Gone out to dinner lately?

In Indianapolis, the chance that your answer is “yes,” is better than ever. The city is undergoing a renaissance when it comes to dining options.

It hasn’t always been this way.

For generations, Indianapolis cuisine could be characterized by overcooked vegetables and charred meat. With just a few exceptions, chain restaurants were the eateries of choice, and ethnic options tended to emphasize predictability and go easy on the spices.

The history of how all this came to change is a rich subject, worthy of more attention than I can give it here. Different people are bound to offer a variety of sound opinions about when the city’s culinary tide turned. For the sake of brevity, and without meaning to slight any of the pioneers who paved the way, I’ll offer May 2001 as the point where it seemed to me that something tilted.

That’s when Chef Regina Mehallick opened R Bistro on Mass Ave. With its emphasis on seasonal menus and quality Midwestern ingredients, R Bistro was the first restaurant to make a virtue of its locale. Before R Bistro, the vast majority of local restaurants seemed bent on trying to make diners feel as if they were someplace else — Europe, say, or California.
This was fine, as far as it went; still is. But it also betrayed a lack of local character, an inability to come to terms with what was memorable about Indianapolis. Regina began the process of setting that record straight.

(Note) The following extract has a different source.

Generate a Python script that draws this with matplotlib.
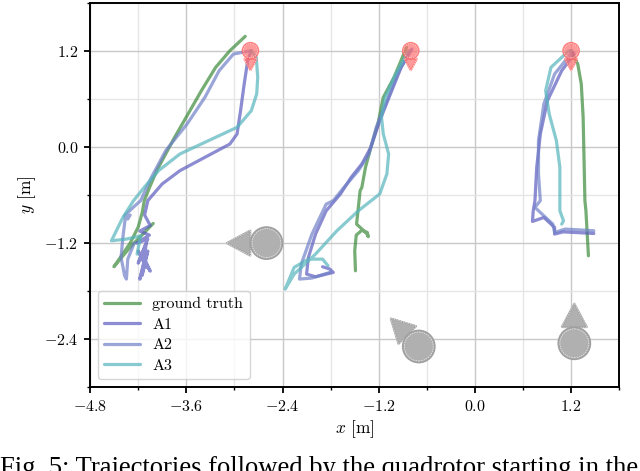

Regina Mehalick - FILE PHOTO
  • File photo
  • Regina Mehalick

One can argue — and I will — that the movement favoring independent restaurants featuring locally sourced ingredients has affected a lot more than the appetites of Indianapolis foodies. The current vitality of the city’s downtown is impossible to imagine without it. The food scene, and the energy (as well as the jobs) it brings with it, has asserted an originality and confidence that has helped to make downtown an attractive destination for visitors and residents alike.

The stadia, the cultural venues, the hotels — all of those, in various stages, were already present. The independent food scene added a sizzle that drew them all together. People from around the country would not be half as impressed with what they experience in downtown Indianapolis if, as once would have likely been the case, they were dining at an upscale chain with exactly the same menu found in 25 other cities.

The timing of all this could not have been better. Indy’s food movement coincided with large-scale national trends. It seems people are more interested than ever in where their food comes from, how it is grown, and who does the growing. They want food that is fresh, and as free of chemical additives and industrial processing as possible.

More and more of us want food that doesn’t just taste good, but is raised in ways that don’t abuse the land, and that supports our local economy. As the Indianapolis experience attests, grabbing hold of this momentum can be transformative.

You’d think all of Indiana would want a piece of this. It’s not as if our national profile couldn’t use a boost. What’s more, people here are doing some pretty amazing things. Farmers like Greg Gunthorp and Dave Fischer are raising world- class poultry, pork and beef. Artisans like Judy Schad, in New Albany, or Tim Burton in Medora, are producing exquisite goat cheeses and maple syrups. In Starlight, Ted Huber distills prize-winning brandy.

These creative folks aren’t outliers. They are part of a movement that could redefine and rebrand Indiana in the same way that Indianapolis restaurateurs helped Indianapolis regain its groove.